Seu tio-avô, D. Henrique, assumiu o trono, mas morreu em dois anos. Foi quando o tio de Sebastião, o rei espanhol Felipe II, tomou o controle sobre o país vizinho. Surgia então a União Ibérica, que, na prática, acabaria com a independência política de Portugal por longos 60 anos, entre 1580 e 1640. Foi neste período, aliás, que os portugueses avançaram rapidamente para dentro do interior do Brasil, muito além da linha imaginária traçada pelo Tratado de Tordesilhas, que, na prática, havia perdido qualquer validade.

O nome da esperança

Sebastião não descansou em paz. A demora para resgatar o cadáver e o tamanho da humilhação sofrida pelos portugueses, que naquele momento controlavam vastos territórios em três continentes, ajudaram a alimentar a lenda de que o rei teria apenas desaparecido. Nos anos seguintes, diferentes pessoas se apresentaram alegando ser o monarca – uma afirmação grave, que colocava em risco a estabilidade política local, a ponto de um suposto Sebastião, o calabrês Marco Tulio Catizone, que sequer falava português, ter sido enforcado em 1603.

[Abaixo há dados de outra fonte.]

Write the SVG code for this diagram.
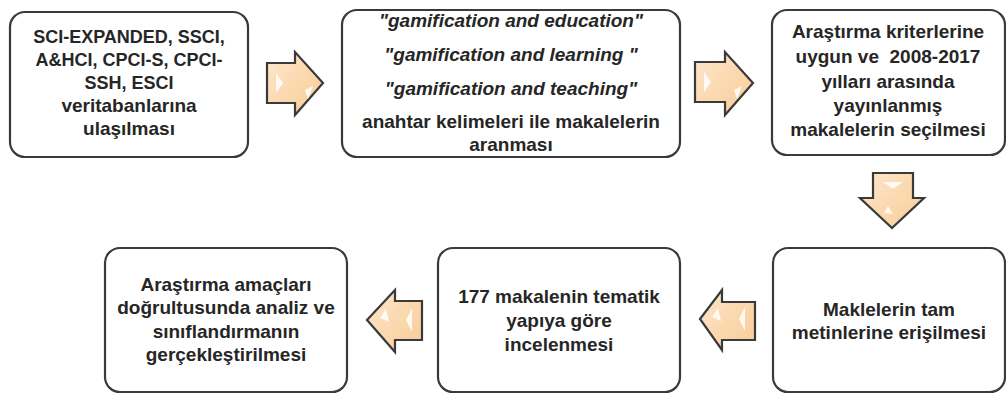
<svg xmlns="http://www.w3.org/2000/svg" width="1006" height="396" viewBox="0 0 1006 396">
<defs>
<linearGradient id="ag" x1="0" y1="0" x2="1" y2="1">
<stop offset="0" stop-color="#fde8cf"/>
<stop offset="0.5" stop-color="#fbd9b0"/>
<stop offset="1" stop-color="#f8cc98"/>
</linearGradient>
<style>
.box{fill:#fff;stroke:#3a3a3a;stroke-width:2.2}
.arr{fill:url(#ag);stroke:#3a3a3a;stroke-width:2.2;stroke-linejoin:miter}
.hl{fill:#fff;opacity:0.85}
text{font-family:"Liberation Sans",Arial,sans-serif;font-weight:bold;font-size:19px;fill:#262626;text-anchor:middle}
.it{font-style:italic}
.sm{font-size:18px}
</style>
</defs>
<g id="connectors">
<path class="arr" d="M267,63 H295 V52 L323,83 L295,115 V103 H267 Z"/>
<path class="hl" d="M276,73 L283,83 L276,93 Z"/>
<path class="hl" d="M305,90 L313,86 L308,99 Z"/>
<path class="arr" d="M695,62 H725 V52 L753,83 L725,115 V102 H695 Z"/>
<path class="hl" d="M704,72 L711,82 L704,92 Z"/>
<path class="hl" d="M734,90 L742,86 L737,99 Z"/>
<path class="arr" d="M873,173 H913 V198 H924 L892,228 L860,198 H873 Z"/>
<path class="hl" d="M883,182 L903,182 L893,189 Z"/>
<path class="hl" d="M888,206 L893,214 L884,213 Z"/>
<path class="arr" d="M367,320 L395,290 V301 H422 V340 H395 V352 Z"/>
<path class="hl" d="M380,318 L386,309 L389,322 Z"/>
<path class="hl" d="M412,308 L406,320 L412,332 Z"/>
<path class="arr" d="M700,319 L722,290 V302 H755 V340 H722 V350 Z"/>
<path class="hl" d="M712,317 L718,308 L721,321 Z"/>
<path class="hl" d="M745,307 L739,319 L745,331 Z"/>
</g>
<g id="node1">
<rect class="box" x="10" y="12" width="238" height="145" rx="15"/>
<text class="sm" x="129" y="43">SCI-EXPANDED, SSCI,</text>
<text class="sm" x="129" y="66">A&amp;HCI, CPCI-S, CPCI-</text>
<text class="sm" x="129" y="89">SSH, ESCI</text>
<text x="129" y="112">veritabanlarına</text>
<text x="129" y="135">ulaşılması</text>
</g>
<g id="node2">
<rect class="box" x="342" y="10" width="338" height="147" rx="15"/>
<text class="it" x="511" y="27">"gamification and education"</text>
<text class="it" x="511" y="61">"gamification and learning "</text>
<text class="it" x="511" y="95">"gamification and teaching"</text>
<text x="511" y="128">anahtar kelimeleri ile makalelerin</text>
<text x="511" y="151">aranması</text>
</g>
<g id="node3">
<rect class="box" x="772" y="10" width="233" height="145" rx="15"/>
<text x="888" y="38">Araştırma kriterlerine</text>
<text x="888" y="63" style="white-space:pre">uygun ve  2008-2017</text>
<text x="888" y="88">yılları arasında</text>
<text x="888" y="112">yayınlanmış</text>
<text x="888" y="136">makalelerin seçilmesi</text>
</g>
<g id="node4">
<rect class="box" x="773" y="248" width="232" height="144" rx="15"/>
<text x="889" y="316">Maklelerin tam</text>
<text x="889" y="339">metinlerine erişilmesi</text>
</g>
<g id="node5">
<rect class="box" x="438" y="248" width="242" height="144" rx="15"/>
<text x="559" y="303">177 makalenin tematik</text>
<text x="559" y="327">yapıya göre</text>
<text x="559" y="351">incelenmesi</text>
</g>
<g id="node6">
<rect class="box" x="105" y="248" width="242" height="144" rx="15"/>
<text x="226" y="291">Araştırma amaçları</text>
<text x="226" y="314">doğrultusunda analiz ve</text>
<text x="226" y="338">sınıflandırmanın</text>
<text x="226" y="361">gerçekleştirilmesi</text>
</g>
</svg>
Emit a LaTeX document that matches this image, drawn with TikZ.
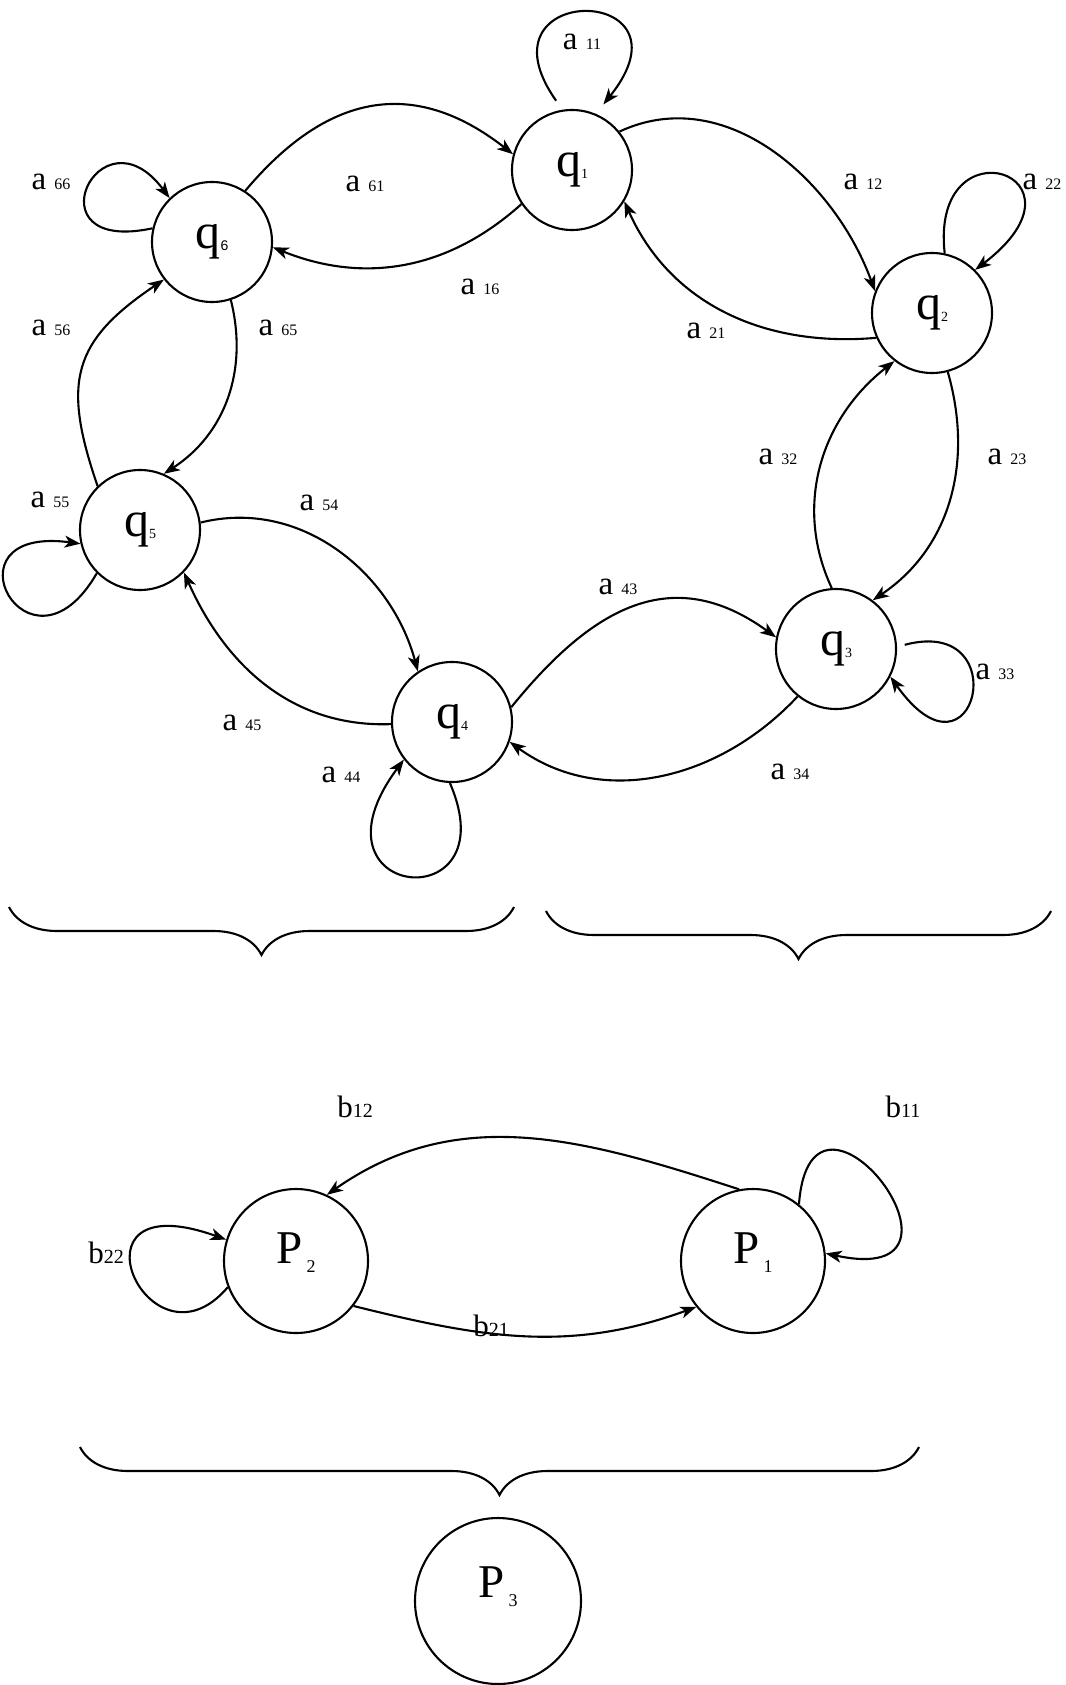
\documentclass[tikz,border=0pt]{standalone}
\usepackage{fontspec}
\setmainfont{Liberation Serif}
\newfontfamily\digitsans{Liberation Sans}
\usetikzlibrary{arrows.meta, decorations.pathreplacing}

\newcommand{\qlab}[1]{q\raisebox{-2pt}{\fontsize{14}{14}\selectfont #1}}
\newcommand{\alab}[1]{a {\fontsize{16}{16}\selectfont #1}}
\newcommand{\blab}[1]{b{\fontsize{20}{20}\selectfont #1}}
\newcommand{\plab}[1]{P\kern4pt\raisebox{-9pt}{\fontsize{18}{18}\selectfont #1}}

\begin{document}
\begin{tikzpicture}[x=1pt, y=1pt, >={Stealth[length=16pt, width=12pt, inset=4.5pt]}, line width=2.1pt,
        qnode/.style={circle, draw, minimum size=120pt, inner sep=0pt, font=\fontsize{50}{50}\selectfont},
        pnode/.style={circle, draw, minimum size=144pt, inner sep=0pt, font=\fontsize{47}{47}\selectfont, text height=32pt, text depth=28pt},
        lbl/.style={anchor=base, inner sep=0pt, font=\fontsize{33}{33}\selectfont},
        blbl/.style={anchor=base, inner sep=0pt, font=\fontsize{31}{31}\selectfont},
        brc/.style={decorate, decoration={brace, mirror, amplitude=48pt}}]

    \useasboundingbox (0,0) rectangle (1065,-1685);

    % states of the ring
    \node (q1) [qnode] at (572,-170) {\qlab{1}};
    \node (q2) [qnode] at (932,-313) {\qlab{2}};
    \node (q3) [qnode] at (836,-649) {\qlab{3}};
    \node (q4) [qnode] at (452,-722) {\qlab{4}};
    \node (q5) [qnode] at (140,-530) {\qlab{5}};
    \node (q6) [qnode] at (212,-242) {q\raisebox{-2pt}{\fontsize{14}{14}\digitsans\selectfont 6}};

    % lumped states
    \node (P2) [pnode] at (296,-1261) {\plab{2}};
    \node (P1) [pnode] at (753,-1261) {\plab{1}};
    \node (P3) [pnode, minimum size=166pt, text depth=40pt] at (498,-1601) {\plab{3}};

    % transitions between states
    \draw[->] (q1.39) to[out=25, in=110] (q2.159);
    \draw[->] (q2.204) to[out=185, in=-66] (q1.-31);
    \draw[->] (q6.57) to[out=50, in=142, looseness=1.2] (q1.165);
    \draw[->] (q1.214) to[out=222, in=-22] (q6.-5);
    \draw[->] (q6.-72) to[out=-76, in=33] (q5.67);
    \draw[->] (q5.134) to[out=109, in=214, looseness=1.3] (q6.218);
    \draw[->] (q5.7) to[out=14, in=105] (q4.124);
    \draw[->] (q4.182) to[out=182, in=-66] (q5.-44);
    \draw[->] (q4.14) to[out=51, in=144, looseness=1.2] (q3.169);
    \draw[->] (q3.231) to[out=227, in=-36] (q4.-19);
    \draw[->] (q3.94) to[out=115, in=218] (q2.232);
    \draw[->] (q2.-75) to[out=-74, in=34] (q3.53);
    \draw[->] (P1.101) to[out=162, in=35] (P2.65);
    \draw[->] (P2.-38) to[out=-14, in=200] (P1.219);

    % self loops
    \draw[->, shorten <=11pt, shorten >=12pt] (q1.99) .. controls +(-91,129) and +(105,131) .. (q1.67);
    \draw[->] (q2.78) .. controls +(-15,134) and +(126,96) .. (q2.45);
    \draw[->, shorten <=8pt] (q3.2) .. controls +(120,32) and +(85,-120) .. (q3.-27);
    \draw[->] (q4.-92) .. controls +(60,-138) and +(-105,-141) .. (q4.218);
    \draw[->] (q5.225) .. controls +(-68,-118) and +(-142,19) .. (q5.193);
    \draw[->] (q6.167) .. controls +(-125,-27) and +(-70,94) .. (q6.134);
    \draw[->] (P1.51) .. controls +(12,160) and +(172,-37) .. (P1.6);
    \draw[->] (P2.201) .. controls +(-79,-93) and +(-167,60) .. (P2.163);

    % labels
    \node (l11) [lbl] at (582,-50) {\alab{11}};
    \node (l12) [lbl] at (863,-190) {\alab{12}};
    \node (l22) [lbl] at (1042,-190) {\alab{22}};
    \node (l21) [lbl] at (706,-338) {\alab{21}};
    \node (l16) [lbl] at (480,-295) {\alab{16}};
    \node (l61) [lbl] at (365,-192) {\alab{61}};
    \node (l66) [lbl] at (51,-190) {\alab{66}};
    \node (l56) [lbl] at (51,-335) {\alab{56}};
    \node (l65) [lbl] at (278,-335) {\alab{65}};
    \node (l32) [lbl] at (778,-464) {\alab{32}};
    \node (l23) [lbl] at (1007,-464) {\alab{23}};
    \node (l55) [lbl] at (50,-507) {\alab{55}};
    \node (l54) [lbl] at (319,-510) {\alab{54}};
    \node (l43) [lbl] at (618,-594) {\alab{43}};
    \node (l33) [lbl] at (995,-679) {\alab{33}};
    \node (l45) [lbl] at (242,-730) {\alab{45}};
    \node (l34) [lbl] at (790,-779) {\alab{34}};
    \node (l44) [lbl] at (341,-782) {\alab{44}};
    \node (m12) [blbl] at (355,-1117) {\blab{12}};
    \node (m11) [blbl] at (903,-1117) {\blab{11}};
    \node (m21) [blbl] at (491,-1336) {\blab{21}};
    \node (m22) [blbl] at (106,-1263) {\blab{22}};

    % braces
    \coordinate (bl1) at (9,-907);
    \coordinate (bl2) at (514,-907);
    \coordinate (br1) at (546,-911);
    \coordinate (br2) at (1051,-911);
    \coordinate (bb1) at (80,-1447);
    \coordinate (bb2) at (919,-1447);
    \draw[brc] (bl1) -- (bl2);
    \draw[brc] (br1) -- (br2);
    \draw[brc] (bb1) -- (bb2);
\end{tikzpicture}
\end{document}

O sebastianismo deitou raízes profundas no Brasil – aliás, foi em homenagem ao rei, ainda vivo, que, em 1º de março de 1565, Estácio de Sá fundou oficialmente a cidade de São Sebastião do Rio de Janeiro. Diferentes movimentos rebeldes posteriores, sendo o mais famoso deles o de Canudos, se inspiraram diretamente na esperança da volta do rei. Não é difícil entender os motivos para negar que o monarca tivesse falecido: havia sobre Sebastião uma enorme expectativa desde que ele ainda estava no útero de sua mãe.

Nascido em 20 de janeiro de 1554, dia de São Sebastião, ele era filho de João Manuel, príncipe herdeiro de Portugal, de apenas 16 anos, que havia morrido duas semanas antes, mas deixara a esposa grávida. Não havia outros herdeiros – os oito irmãos de João Manuel tampouco estavam vivos.

“A única esperança de dar continuidade à dinastia de Avis, que reinava sobre Portugal fazia quase cento e setenta anos, a única chance de ter um herdeiro genuíno para a sua coroa, estava depositada no ventre de Dona Juana, a jovem princesa-viúva”, relata Aydano Roriz em O desejado. Tudo podia acontecer, inclusive o parto ser mal sucedido, um problema muito comum à época. É de se imaginar, portanto, a euforia que atravessou o reino quando o bebê veio ao mundo com sucesso. “Dona Juana de Áustria dera à luz um menino. A Coroa já tinha herdeiro. Um herdeiro varão. Sobrevivesse o recém-nascido, a continuidade da dinastia de Avis estaria assegurada. A independência de Portugal, garantida”, aponta Roriz.

Logo aos três anos de idade, Sebastião já era o rei do poderoso Império Português. Em seu nome, governaram como regentes sua avó, Catarina de Áustria, e depois seu tio-avô, o Cardeal D. Henrique de Évora. Com 14 anos, o garoto alcançou a maioridade e assumiu o trono.

Mas ele insistia em não se casar. Parecia muito mais interessado em realizar uma nova Cruzada, tardia, já que as ações militares contra muçulmanos haviam entrado em desuso desde o século 13. O monarca tinha uma justificativa para agir: a ideia de que Marrocos, vizinha da Península Ibérica, separada por poucos quilômetros de mar, se tornaria islâmica, reacendia os temores de uma nova tentativa de ocupação moura.

Histórico de conflitos

Os mouros entraram na Europa no ano de 711, já como parte do amplo movimento de expansão territorial do Islã. Os visigodos, de origem germânica, que ocupavam a Península Ibérica, estavam envolvidos em disputas tribais internas. Uma facção pediu ajuda ao líder árabe Musa ibn Nusayr, que naquele momento dominava boa parte do norte da África. Nusayr aproveitou a oportunidade e só parou de avançar 20 anos depois, quando foi barrado pelos francos a apenas 300 quilômetros de onde hoje fica a cidade de Paris.

A reconquista da península só se consumaria em definitivo no século 15. Ou seja, quando seguiu para o Marrocos, em vez de se preocupar em garantir um herdeiro para o trono de Portugal, Sebastião tinha como justificativa conter uma nova possível tentativa de invasão.

Atualmente, Alcácer Quibir é uma cidade de 140 mil habitantes, que certamente irão acompanhar atentos a transmissão da partida de futebol de sábado entre Marrocos e Portugal. Em Copas do Mundo, a situação de momento é de empate entre as duas inimigas históricas: uma vitória marroquina por 3 a 1 em 1986 e uma vitória portuguesa por 1 a 0 na edição de 2018.